** WHAT IS BEING ASKED **
From the entries below, copy out every line with "that" in it.

** DATASET RECORDS **
::::

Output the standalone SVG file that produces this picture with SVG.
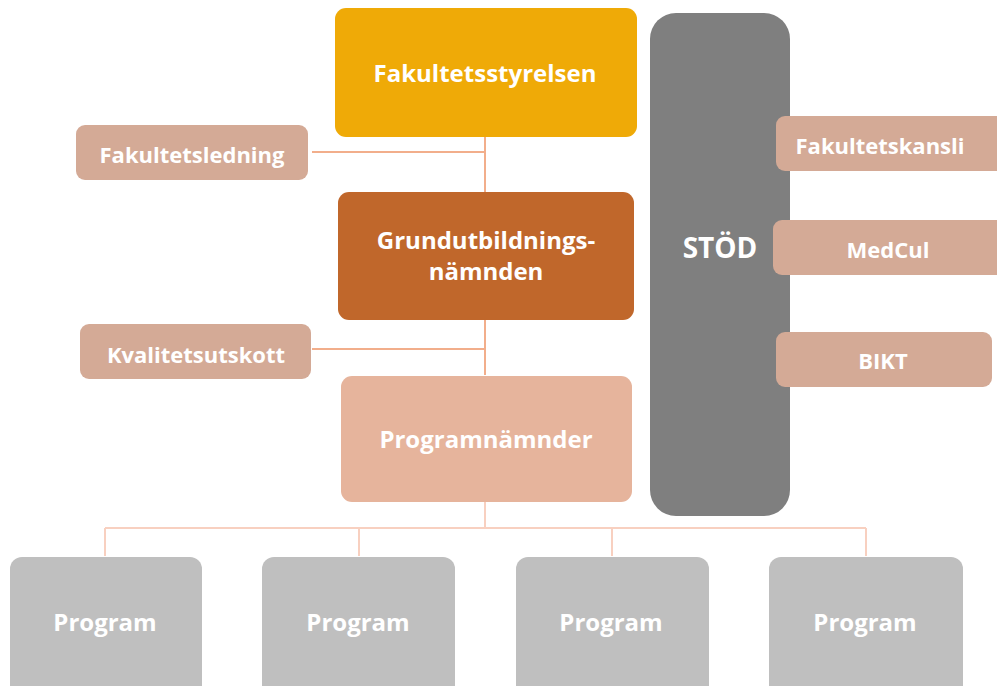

::::

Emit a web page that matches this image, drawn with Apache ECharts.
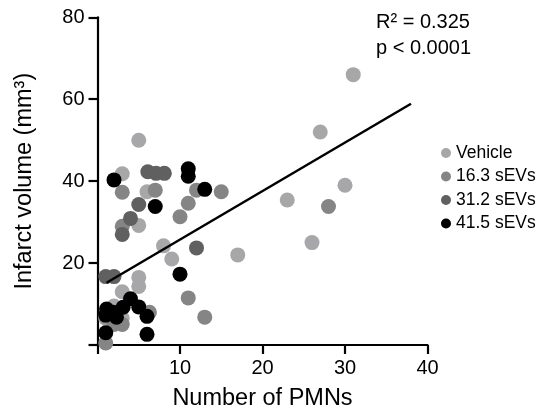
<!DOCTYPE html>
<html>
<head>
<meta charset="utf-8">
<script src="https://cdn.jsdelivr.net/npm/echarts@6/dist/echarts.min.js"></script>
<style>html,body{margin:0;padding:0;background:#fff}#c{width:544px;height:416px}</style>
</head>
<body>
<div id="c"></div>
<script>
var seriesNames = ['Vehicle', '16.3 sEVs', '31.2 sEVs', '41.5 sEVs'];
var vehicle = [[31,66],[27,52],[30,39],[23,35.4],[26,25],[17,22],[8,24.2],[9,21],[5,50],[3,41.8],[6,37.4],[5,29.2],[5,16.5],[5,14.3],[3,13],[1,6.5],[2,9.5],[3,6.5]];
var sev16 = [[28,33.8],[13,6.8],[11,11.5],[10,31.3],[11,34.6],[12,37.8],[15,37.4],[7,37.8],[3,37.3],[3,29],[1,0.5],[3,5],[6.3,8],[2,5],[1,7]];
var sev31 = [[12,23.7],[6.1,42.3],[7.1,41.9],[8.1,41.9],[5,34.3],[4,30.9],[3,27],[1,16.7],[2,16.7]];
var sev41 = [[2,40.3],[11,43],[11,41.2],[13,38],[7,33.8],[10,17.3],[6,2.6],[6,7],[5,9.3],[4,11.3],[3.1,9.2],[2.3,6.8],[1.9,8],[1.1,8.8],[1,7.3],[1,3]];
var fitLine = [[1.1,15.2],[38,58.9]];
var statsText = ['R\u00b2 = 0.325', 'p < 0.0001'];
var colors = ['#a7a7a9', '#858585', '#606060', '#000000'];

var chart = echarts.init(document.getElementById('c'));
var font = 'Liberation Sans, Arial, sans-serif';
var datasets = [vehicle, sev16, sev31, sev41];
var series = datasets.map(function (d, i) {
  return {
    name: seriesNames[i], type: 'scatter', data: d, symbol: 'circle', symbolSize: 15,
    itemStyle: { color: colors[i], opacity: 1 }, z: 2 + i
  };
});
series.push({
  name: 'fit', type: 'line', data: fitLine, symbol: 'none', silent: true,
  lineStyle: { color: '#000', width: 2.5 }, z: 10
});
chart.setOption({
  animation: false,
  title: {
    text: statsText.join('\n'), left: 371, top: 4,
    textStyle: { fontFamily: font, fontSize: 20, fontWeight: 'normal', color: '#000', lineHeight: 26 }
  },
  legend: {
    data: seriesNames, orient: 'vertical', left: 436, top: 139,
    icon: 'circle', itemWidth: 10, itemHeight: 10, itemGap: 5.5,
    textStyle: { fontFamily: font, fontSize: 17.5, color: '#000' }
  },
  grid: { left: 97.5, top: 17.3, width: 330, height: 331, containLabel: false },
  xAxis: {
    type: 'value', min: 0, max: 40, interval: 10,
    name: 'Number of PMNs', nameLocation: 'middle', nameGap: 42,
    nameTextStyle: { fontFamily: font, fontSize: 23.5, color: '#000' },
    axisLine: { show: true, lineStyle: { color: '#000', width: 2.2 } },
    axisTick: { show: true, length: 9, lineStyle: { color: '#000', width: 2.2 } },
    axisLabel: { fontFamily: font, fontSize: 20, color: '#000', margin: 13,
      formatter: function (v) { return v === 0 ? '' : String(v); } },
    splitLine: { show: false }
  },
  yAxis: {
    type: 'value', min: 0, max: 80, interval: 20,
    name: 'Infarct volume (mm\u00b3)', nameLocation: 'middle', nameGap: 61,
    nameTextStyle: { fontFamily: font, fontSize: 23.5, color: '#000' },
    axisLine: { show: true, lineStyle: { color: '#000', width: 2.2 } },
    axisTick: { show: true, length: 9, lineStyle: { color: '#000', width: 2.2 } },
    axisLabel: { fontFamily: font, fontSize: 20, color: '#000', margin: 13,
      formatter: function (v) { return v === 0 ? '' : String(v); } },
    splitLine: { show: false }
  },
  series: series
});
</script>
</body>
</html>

::::

** TASK RESPONSE **
Output the standalone SVG file that produces this picture with SVG.
Emit a web page that matches this image, drawn with Apache ECharts.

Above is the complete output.